- Born: Benin City, Nigeria
- Education: University College London
- Notable work: Bitter Leaf (2010)

= Chioma Okereke =

Nigerian author and short story writer

Chioma Okereke is a Nigerian-born poet, author and short story writer. Her debut novel, Bitter Leaf (2010), was shortlisted for the Commonwealth Writers' Prize – Africa Best First Book 2011.

==Biography==

Okereke was born in Benin City, Nigeria. She moved to Britain at the age of six and attended several boarding-schools, before completing her sixth-form education at North London Collegiate School in Canons, Middlesex. Okereke graduated with an LLB degree from University College London.

A poet and short story writer who performed internationally, Okereke had her early work published in Bum Rush The Page and Callaloo literary magazine. She was shortlisted for the Undiscovered Authors Competition in 2006, as well as for the Daily Telegraph's Write a Novel in a Year Competition 2007.

Her debut novel Bitter Leaf was published in 2010 by Virago Pressand was shortlisted for the Commonwealth Writers' Prize - Africa Best First Book 2011.

Her short story "Trompette de la Mort" was First Runner up for the inaugural Costa Short Story Award in the 2012 Costa Book Awards and her work was included in the Virago is 40 anthology (2013).

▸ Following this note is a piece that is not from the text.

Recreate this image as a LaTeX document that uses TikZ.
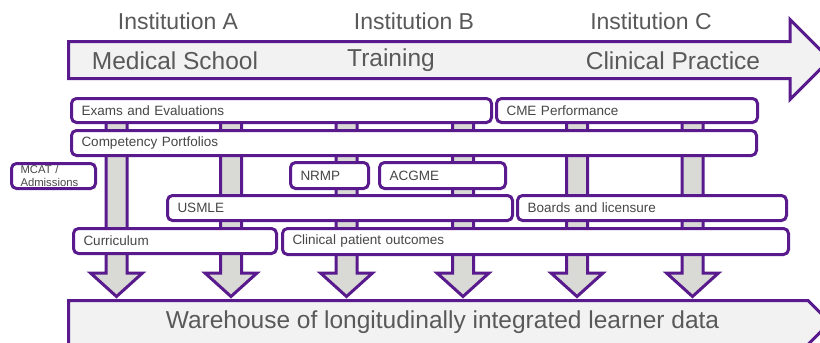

Her latest novel, Water Baby (April 2024),is a coming-of-age tale set in the real life settlement of Makoko, in Lagos, Nigeria and portrays the societal pressure on a young woman trying to escape the confines of her community. Moved by the plight of the setting of her novel, Chioma Okereke founded Makoko Pearls, a UK registered charity committed to the relief of poverty in Makoko and to bringing positive change to the community.